Maximum likely (at the 95th percentile) absolute increase (trend times number of years) in unforced sea level over 4, 7, 13 and 21 years. The NWS mean (outlined by the red contour) is given in each panel, and the coastal mean for the coast of Great Britain, Ireland, Europe (from the model domain boundary in Portugal, to the Skagerrak), and Scandinavia (from the Skagerrak to the model domain boundary in Norway) is given in Table 7. The maximum likely trends are given in Additional Material Fig. 3

Table 7 Mean value of the 95th percentile unforced sea level change (and trend), along different coasts, for each period. From Fig. 11

There is a large degree of spatial coherence in the sea-level variability, suggesting that the simulated tide gauge variability estimates are generally representative of a much greater length of coast. We follow the methodology outlined in Sect. 2.3.4 to assess the length of coast that each tide gauge (and each coastal grid box) represents. We use a correlation threshold of r = 0.95 and expect the standard deviations to be within 15% of one another (Fig. 12). As the shelf loading term is spatially invariant, its inclusion increases this length substantially, and so here we focus on the redistribution term, but provide both values in Table 12 and Table 13 in additional materials. We note that, when using the full SSH time series (sshred + sshlod), the length scales are increased by low pass filtering the data, but this is much less important when looking at the redistribution SSH time series.

Fig. 12
figure 12

The natural variability of each tide gauge (and coastal grid box) is correlated with the adjacent grid boxes along the coast. Here we show the length of coast that can be represented by the interannual variability of a given tide gauge (with r > 0.95, |rsd − 1|< 0.15) as coloured sections on the map. These sections are given some transparency, to show where neighbouring sections overlap. These coast lengths are tabulated in Table 12. For each of the modelled major coasts (those of Europe, Scandinavia, Great Britain and Ireland), we give the distributions of all coastal grid boxes (with 5th, 50th (median) and 95th percentiles, and mean (bold) denoted with vertical lines). The summary statistics of these distributions are tabulated in Table 13 in additional materials

These values are much higher when using the full SSH timeseries (sshred + sshlod)—for example the median value for the coast of Great Britain increases to 1177 km and Europe to 905 km. In the real world, other processes not represented in our model (such as harbour seiches, tectonic movement, lard subsidence etc.) may reduce this coherence.

5 Discussion

We outline a series of aims in the introduction. Our preliminary aim is to assess the model’s ability to simulate interannual variability, and then to describe the behaviour of the interannual variability, and finally to provide some end-user guidance. Here we discuss the results in the context of these aims.

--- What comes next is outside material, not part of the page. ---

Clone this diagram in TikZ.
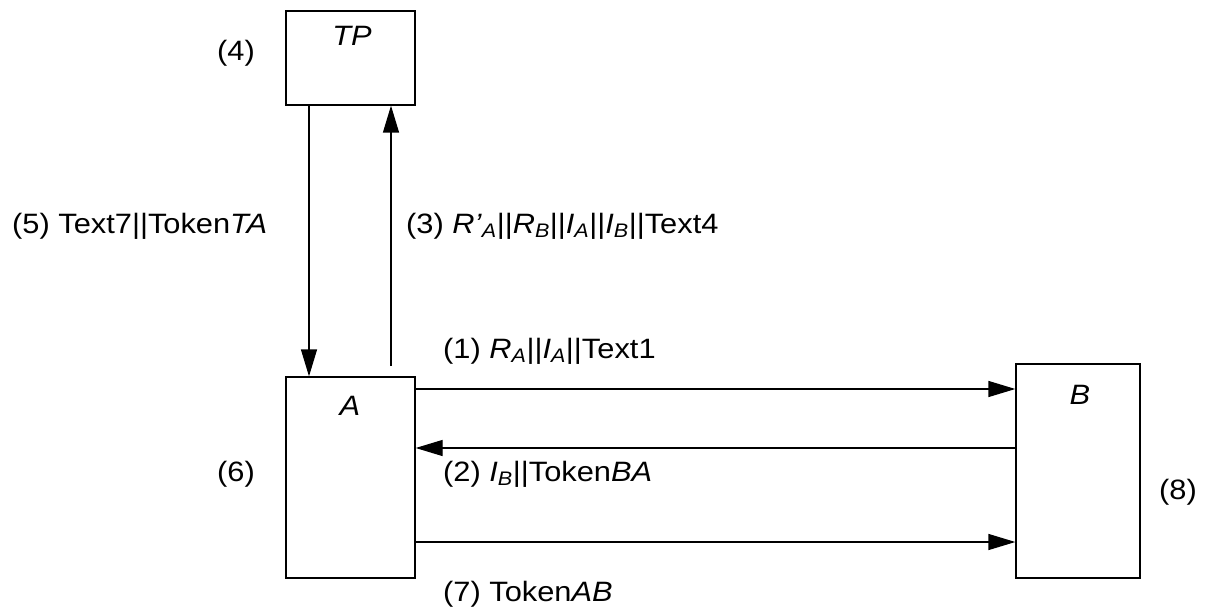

We assess the model simulated sea level, temperature and salinity. The temperature and salinity are within the range of other similar downscaling studies. The SST biases are 0.4 °C when averaged over the NWS (up to 0.9 °C in the spring/summer North Sea), with the OSTIA observations being within two standard deviations (the modelled interannual variability) of the model over most of the NWS (apart from the summer eastern North Sea). The upper salinity biases are typically < 0.5 psu. As the focus of the study is sea level, we compare our simulations against tide gauge records and satellite altimetry. There are several important processes not included in our model simulation which will impact the tide gauge observations. This puts an upper limit on possible observation model agreement. We show that there is generally a good agreement between the modelled and observed sea level distributions (Fig. 3), and interannual variability when compared spatially across the NWS (spatial correlation of r = 0.78, Fig. 4). We select six tide gauges with particularly long records to compare the spectra of observed and modelled sea level variability. There are many common features between the observed and modelled tide gauges, including a trough at about 8 years separating two peaks of similar spectral width and power. We show that the modelled MDT (indicating geostrophic currents) has an excellent agreement on the NWS with the altimetry data. We also find downscaling improves the qualitative agreement between modelled MDT and NWS circulation (when compared to the GC3.0 MDT). The altimetry observed interannual variability is within the modelled distribution over most of the NWS, although is greater in the open ocean. From this extensive model evaluation, we conclude that the model is able to provide useful simulation for the analysis of SSH interannual variability on the NWS.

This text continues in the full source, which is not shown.